Rough surf: surfers must have an exit plan in case conditions change for the worse | Photo: Shutterstock

The ocean is in constant change and mutation, and sometimes, the conditions make it difficult to get back to terra firma. Here's how surfers can return to shore safely when waves get bigger.

One of the secrets of surfing is to be prepared for the unexpected and always be aware of your surroundings while in the water.

And if you're a surfer, you must be ready to adapt to the given conditions.

A lot can happen in 60, 90, or 120 minutes, especially if you're a surfer who enjoys and feels comfortable in challenging waves.
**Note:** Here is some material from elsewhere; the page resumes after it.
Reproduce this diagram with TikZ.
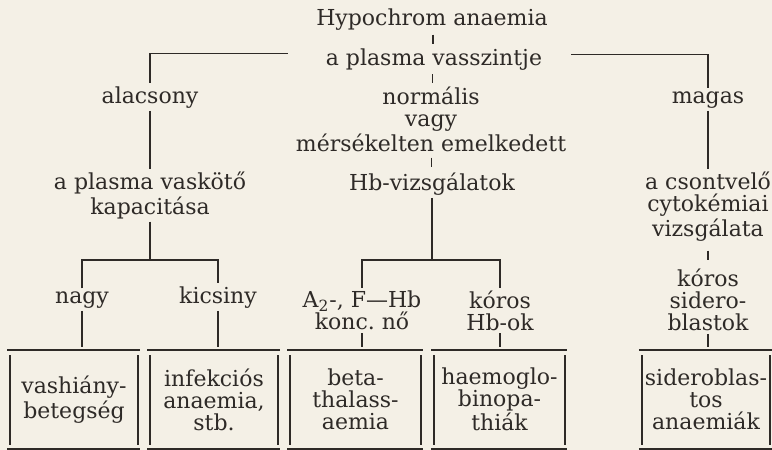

From the moment you paddle out to the time you paddle in, several weather and ocean variables shift or even change dramatically, including:

  • Swell size and period;
  • Wind speed and direction;
  • Tide;
  • Currents;
  • Water depth;
  • Wave breaking pattern;
  • Take-off spot;
  • Air and water temperature;

On top of these ever-changing conditions, after a while, your energy and confidence levels are not the same either.

And whatever happens, you still need gas in the tank to return to shore.

However, this certainty occasionally meets unexpected opponents, making getting back to land almost impossible.

So, what should you do when you're exhausted, and the waves seem part of a conspiracy to hit you on the head?

What do you do when all you want is to step on the sand, and you're caught inside close to rocks, cliffs, or breakwaters?

What can you do in heavy surf if your leash breaks?

There is no perfect plan to escape the power of the ocean, but there are certainly some strategies you could adopt to get out of the water quickly before episodes of cymophobia trigger your brain.

The goal is to avoid remaining in a fight-or-flight dilemma for too long.

Paddling in: the best way to get back to shore is to catch a wave | Photo: Shutterstock

1. Catch a Wave

It might sound counter-productive, but the best way to return to the beach is to catch a wave, no matter how big it is.

So, if you feel you're too tired to battle the currents or swim in, try your luck with the upcoming set.

Rips and sometimes channels can be the worst place to be when it's time to get back to shore.

You can be there for a while to catch your breath and think about your exit plan. But it is usually not a waterway to the beach.

2. Get a Whitewater Ride

If catching a big wave is out of the question, there's a similar yet somehow painful alternative.

Try getting yourself in the impact zone, a few feet or meters from the area where the lip of the wave is falling.

The trick is to harness the energy of the whitewater and get you moving toward land.

3. Ask for Help

We all have our pain points. If we can longer paddle in, ask for help.

It's OK not to be OK, and you should definitely put your life at risk just because you don't want to lose your pride.

If you need help, get help. Talk to your fellow surfers in the lineup or wave your arms to let people know on land that you're in distress.

4. Rest, Relax, and Try Again

If none of the above tactics work for you, then it's time to regain self-control and try to swim in or surf a wave straight to the shore.

Sit on your surfboard, take a series of deep breaths, and relax your mind.

Think that you've already been in similar situations, and everything went well. Remember that the more relaxed you are, the better decisions you make.

When collected and rested, you might be able to point your surfboard toward the beach and ride a wave to liberation.